Private digital currency serves as competition for local investment so that the existence of the private digital currency restrains monetary policy, thereby generating lower inflation, the paper claims.

The paper also highlights that cryptocurrency actually encourages local investment. It does this by serving as a store of wealth that holders can spend. People can’t use traditional stores of wealth like gold in this way. Because gold is difficult to spend in the real world, it is difficult for people who have gold to readily use it. This isn’t the case with cryptocurrencies like Bitcoin.

Why Governments Should Promote Cryptocurrency

The biggest claim made by the paper is a sum of these points. Namely, the authors find that governments can protect their fiats by promoting digital currencies. This is precisely because it allows people to maintain their wealth during recessions while also making purchases. These local purchases, the government still taxes to generate revenue.

The government extracts revenue gains from citizens through taxation. Higher local investment generates higher tax revenues for the government, explains the paper.

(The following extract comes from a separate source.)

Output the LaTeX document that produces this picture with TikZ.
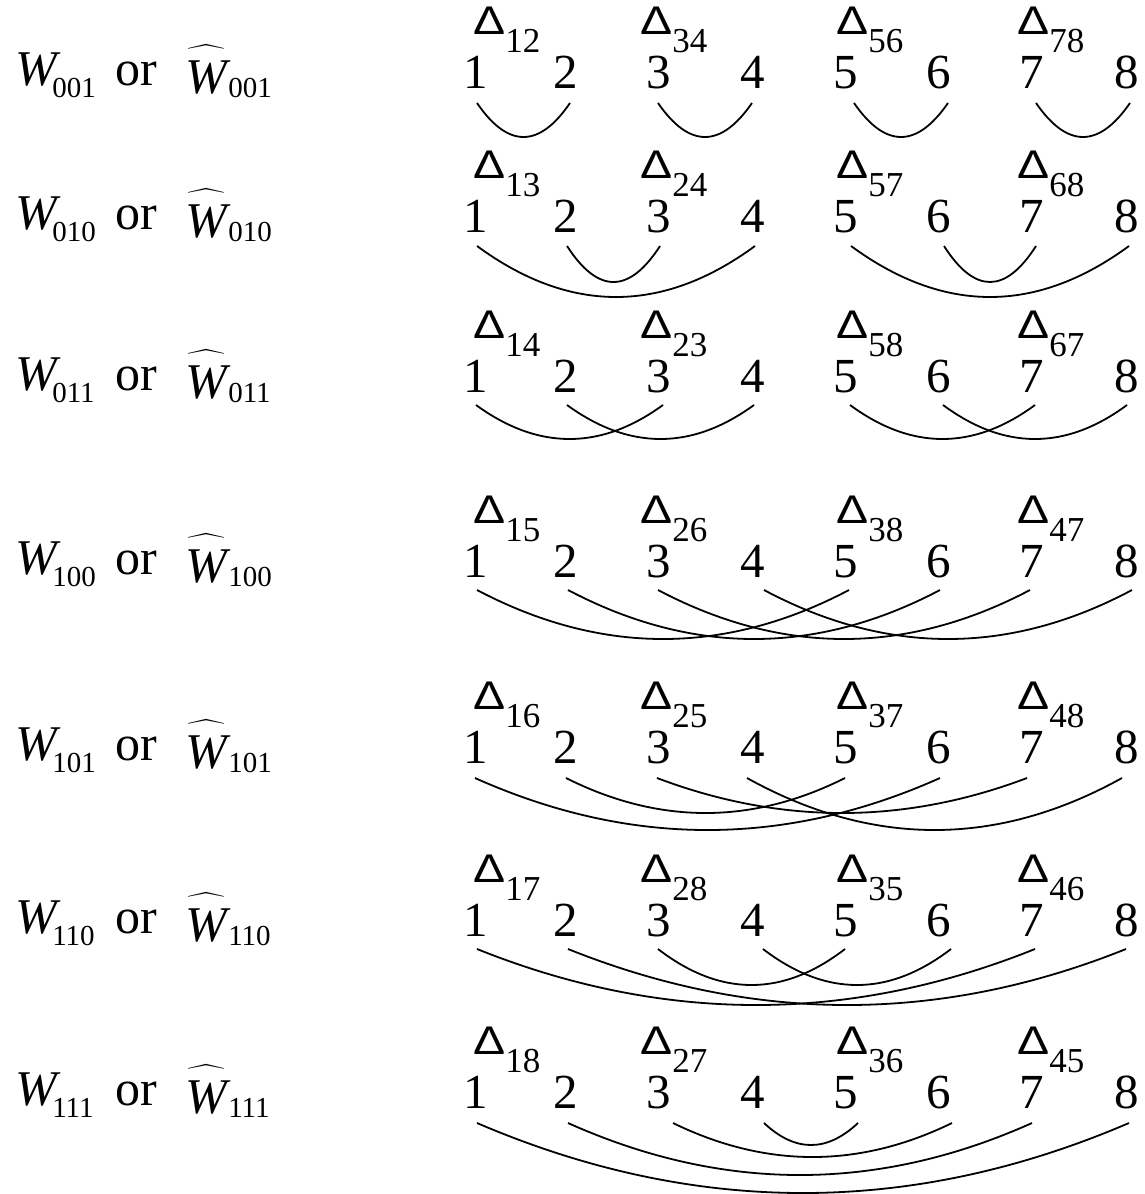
\RequirePackage{fix-cm}
\documentclass[tikz,border=0pt]{standalone}
\usepackage{exscale}
\usepackage{fontspec}
\usepackage{graphicx}
\setmainfont{Liberation Serif}
\newfontfamily\deltafont{Liberation Sans}
\usetikzlibrary{calc}

\newcommand\digsz{\fontsize{49}{49}\selectfont}
\newcommand\dsubsz{\fontsize{35}{35}\selectfont}
\newcommand\lblsz{\fontsize{50}{50}\selectfont}
\newcommand\lsubsz{\fontsize{29}{29}\selectfont}
\newcommand\tri{\scalebox{1.2}[1]{\deltafont\fontsize{40}{40}\selectfont Δ}}
\newcommand\hatW{{\fontsize{35}{35}\selectfont$\widehat{\hbox{\lblsz\raisebox{0pt}[40pt][0pt]{\itshape W}}}$}}

\tikzset{
  digit/.style={anchor=base, inner sep=0pt, font=\digsz},
  dlabel/.style={anchor=base west, inner sep=0pt},
  wlabel/.style={anchor=base west, inner sep=0pt, font=\lblsz},
  link/.style={line width=1.8pt},
}

% one row of digits 1..8, #1 = row id, #2 = baseline y
\newcommand\digitrow[2]{%
  \foreach \k/\xx in {1/476,2/566,3/659,4/753,5/846,6/939,7/1032,8/1127}
    {\node[digit] (r#1n\k) at (\xx,#2) {\k};}
}
% arc: row, i, j, dx at i, dx at j, drop below baseline, depth
\newcommand\linkarc[7]{%
  \coordinate (r#1a#2#3s) at ($(r#1n#2.base)+(#4,#6)$);
  \coordinate (r#1a#2#3e) at ($(r#1n#3.base)+(#5,#6)$);
  \draw[link] (r#1a#2#3s) .. controls ($(r#1a#2#3s)!1/3!(r#1a#2#3e)+(0,4/3*#7)$)
    and ($(r#1a#2#3s)!2/3!(r#1a#2#3e)+(0,4/3*#7)$) .. (r#1a#2#3e);
}
% delta label: row, column, dx, subscript
\newcommand\dlbl[4]{%
  \node[dlabel] (d#1c#2) at ($(r#1n#2.base)+(#3,-54)$) {\tri\raisebox{-18pt}{\dsubsz #4}};
}
% left label: row, baseline y, index
\newcommand\wlbl[3]{%
  \node[wlabel] (w#1) at (15,#2) {{\itshape W}\kern-4.6pt\raisebox{-12pt}{\lsubsz #3}};
  \node[wlabel] (or#1) at (115,#2) {or};
  \node[wlabel] (hw#1) at (185,#2+8) {\hatW\kern1.4pt\raisebox{-4pt}{\lsubsz #3}};
}

\begin{document}
\begin{tikzpicture}[x=1pt,y=-1pt]
\useasboundingbox (0,0) rectangle (1144,1194);

% ---- row 1
\wlbl{1}{85}{001}
\digitrow{1}{88}
\dlbl{1}{1}{-3}{12}\dlbl{1}{3}{-19}{34}\dlbl{1}{5}{-10}{56}\dlbl{1}{7}{-15}{78}
\linkarc{1}{1}{2}{1}{4}{15}{34}
\linkarc{1}{3}{4}{-1}{-1}{15}{34}
\linkarc{1}{5}{6}{8}{9}{15}{34}
\linkarc{1}{7}{8}{4}{3}{15}{34}

% ---- row 2
\wlbl{2}{229}{010}
\digitrow{2}{232}
\dlbl{2}{1}{-3}{13}\dlbl{2}{3}{-19}{24}\dlbl{2}{5}{-10}{57}\dlbl{2}{7}{-15}{68}
\linkarc{2}{1}{4}{1}{2}{14}{51}
\linkarc{2}{2}{3}{1}{1}{14}{36}
\linkarc{2}{5}{8}{5}{2}{14}{51}
\linkarc{2}{6}{7}{5}{4}{14}{36}

% ---- row 3
\wlbl{3}{390}{011}
\digitrow{3}{392}
\dlbl{3}{1}{-3}{14}\dlbl{3}{3}{-19}{23}\dlbl{3}{5}{-10}{58}\dlbl{3}{7}{-15}{67}
\linkarc{3}{1}{3}{0}{4}{13}{34}
\linkarc{3}{2}{4}{1}{1}{13}{34}
\linkarc{3}{5}{7}{4}{3}{13}{34}
\linkarc{3}{6}{8}{4}{0}{13}{34}

% ---- row 4
\wlbl{4}{574}{100}
\digitrow{4}{577}
\dlbl{4}{1}{-3}{15}\dlbl{4}{3}{-19}{26}\dlbl{4}{5}{-10}{38}\dlbl{4}{7}{-15}{47}
\linkarc{4}{1}{5}{1}{3}{13}{49}
\linkarc{4}{2}{6}{2}{1}{13}{49}
\linkarc{4}{3}{7}{-1}{-2}{13}{49}
\linkarc{4}{4}{8}{11}{5}{13}{49}

% ---- row 5
\wlbl{5}{760}{101}
\digitrow{5}{763}
\dlbl{5}{1}{-3}{16}\dlbl{5}{3}{-19}{25}\dlbl{5}{5}{-10}{37}\dlbl{5}{7}{-15}{48}
\linkarc{5}{1}{6}{-1}{1}{15}{52}
\linkarc{5}{2}{5}{0}{-1}{15}{35}
\linkarc{5}{3}{7}{-2}{-5}{15}{35}
\linkarc{5}{4}{8}{-6}{-5}{15}{52}

% ---- row 6
\wlbl{6}{933}{110}
\digitrow{6}{936}
\dlbl{6}{1}{-3}{17}\dlbl{6}{3}{-19}{28}\dlbl{6}{5}{-10}{35}\dlbl{6}{7}{-15}{46}
\linkarc{6}{1}{7}{1}{3}{13}{56}
\linkarc{6}{2}{8}{2}{-1}{13}{56}
\linkarc{6}{3}{5}{-1}{-1}{13}{36}
\linkarc{6}{4}{6}{10}{12}{13}{36}

% ---- row 7
\wlbl{7}{1105}{111}
\digitrow{7}{1108}
\dlbl{7}{1}{-3}{18}\dlbl{7}{3}{-19}{27}\dlbl{7}{5}{-10}{36}\dlbl{7}{7}{-15}{45}
\linkarc{7}{1}{8}{1}{2}{15}{70}
\linkarc{7}{2}{7}{2}{0}{15}{52}
\linkarc{7}{3}{6}{14}{13}{15}{34}
\linkarc{7}{4}{5}{11}{12}{15}{22}
\end{tikzpicture}
\end{document}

Private digital currency investment provides diversification from capital investment, so that a permissive regulatory policy may increase capital investment, which in turn increases government tax revenues.

Interestingly, as the paper notes, governments have an active interest in moving to digital currencies – just not always private-decentralised examples.

There are a number of reasons that governments wish to move away from cash, including combating tax evasion, as well as monitoring the financial activity of their citizenry, the authors state. 

For all of the paper’s impressive research and modelling, perhaps its most significant contribution is its final argument.

Crypto zealots and economists alike have long argued in favour of government tolerance of cryptocurrency. However, most of these arguments have simply pointed out that policing crypto is virtually impossible.

This paper puts forward a compelling and comprehensive argument that the state should allow cryptocurrency for the state’s own sake.